Greek referendum is coin-flip on euro exit

The Greek referendum call is, while it lasts, effectively a plebiscite on euro membership.

Image copyright Getty Images
Image caption Papandreou announced on Monday that he would put a hard-fought rescue deal to a referendum

I say "while it lasts" because the opposition is mobilising a parliamentary manoeuvre to bring down the government, which may succeed - returning Europe to its status quo of containable trauma.

If Greeks reject the 50% controlled default on the debts they owe to the banking sector, then the arithmetic I revealed on Newsnight on the eve of the Euro summit comes into play - without a 50% haircut, and a further 130bn euro bailout, on top of 110bn, Greek debt spirals out of control and the country goes bust.

At this point, the value of the debt falls to maybe 10% of its face value and Greece has broken all the rules of euro membership.

The euro leaders will be faced with the option of a forced transfer of taxpayers' money to shore up the entire Greek economy with no surety, and no "local representatives" as currently planned. Or Greece leaves the euro.

Most political economists I speak to believe this has been the logic all along, and brave though it has been for Prime Minister George Papandreou to try and buy time to do a proper structural reform of Greece, the implosion of Spain and Italy has robbed him of that time.

Greeks - even those fiercely opposed to Pasok from the left and right - are resigned to the fact that the country faces years of painful restructuring. The real question at issue is a) under whose control and b) in whose interest?

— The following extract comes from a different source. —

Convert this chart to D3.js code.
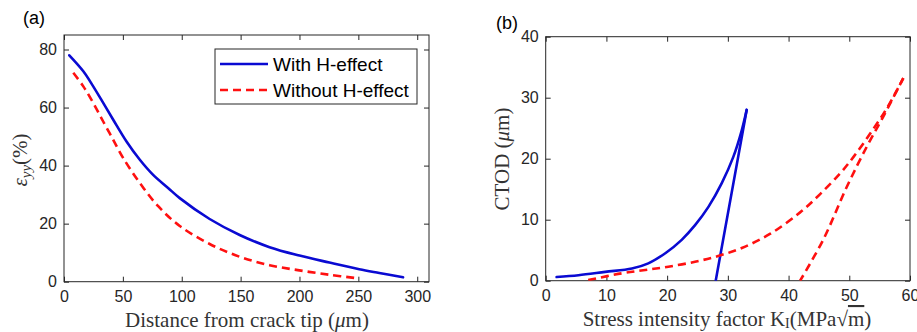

It is for this reason that, while the Greek CP wants out of the euro, the growingly influential far left parliamentary group SYRIZA does not, and neither does the hard-right religious party LAOS. Everybody can see that an external devaluation will be chaotic, painful and cause its own kind of social unrest, just as the attempted internal devaluation is doing.

But events are moving fast. Even as the Greek centre-left toys with the concept of repudiating "odious" debt, as per Latin America in the 1990s, the debt is being concentrated into the hands of other sovereigns - the European Central Bank (ECB), the International Monetary Fund (IMF), other governments…

The reason the markets are scared is not just because of the difference between 50% and 90% default, it is because in the old scenario (AKA the one we agreed on last Thursday morning!) this sovereign-held debt was out of the reckoning. An "Oxi" vote (it means "No" and was scrawled on thousands of banners hung from balconies last Thursday) would signal default across the whole range of debt, causing new turmoil for European states.

What caused Mr Papandreou's sudden move? Even some of the MPs closest to him had no idea it was going to happen.

Many of my Twitter correspondents suggest it was the vehemence of "Oxi Day" last week, leading to clashes between parading soldiers and protesters and local Pasok politicians getting hounded off the parades.

Pasok remains a very well rooted social democratic party, with multi-generational networks inside every village. If the village guys start ringing up and saying - there is no way we can hold it - Mr Papandreou is politician enough to hear this.

Another potential reason is capital flight. Anecdotal evidence suggests that the Greek elite are buying up property in London just as fast as they can find berths in Poole for their yachts. They are voting with their spinnakers, on the basis that the game is up. In any future Greece on offer, they will have to start paying taxes and they do not want to.

One banker told me the Greek super-rich have mostly left.

The one thing governments have that investment banks do not is intelligence services with the power to wiretap people. If you ever wonder why serving politicians go grey so quickly, it is in part because they see the intelligence. So Mr Papandreou may have looked at the file and said, I can't sell this to my party, nor to my voters, and the business elite are emigrating en masse, so throw the dice.

Referendums are, always, basically a coin-toss, an all-chips on the black romantic gesture. Right now, the scale of EU-level mobilisiation to dissuade Mr Papandreou is huge.

But if Greece votes no - and goes for euro-exit - there are several plans in the process of being published that explain what you have to do. Close the banks for days, ration food and energy, institute strict capital controls - with most probably a few fast patrol boats at Glyfada harbour to check every departing yacht for cash and bonds.

Later, you get massive devaluation, with inflation; your non-sovereign debts become instantly doubled so you cannot pay them (i.e., the stock of Greek private debt to external lenders, for example, or, intra-corporate debts).

Finally, you get the chance to become competitive again. (I base this on SOAS professor Costas Lapavitsas' upcoming document, which he has verbally outlined to me).

However, despite this very, very unappealing prospect, you are at least in control of your own economy and you do not have foreign civil servants dictating what ministers can do.

One reason so many Greeks have told me this route is impossible is because there is no Kirchner - no left-leaning autarchic politician who can pose as the tribune of the nation and create a narrative around the default process, as Nestor Kirchner did in Argentina. Nobody on the right wants to do it either. And that is Mr Papandreou's gamble - that nobody outside the KKE will present a coherent alternative to a yes vote, and that the KKE does not want power.

That is how it looks from the balcony of a small hotel in Cannes this morning. When the politicians get here, I will let you know what the whites of their eyes are telling me.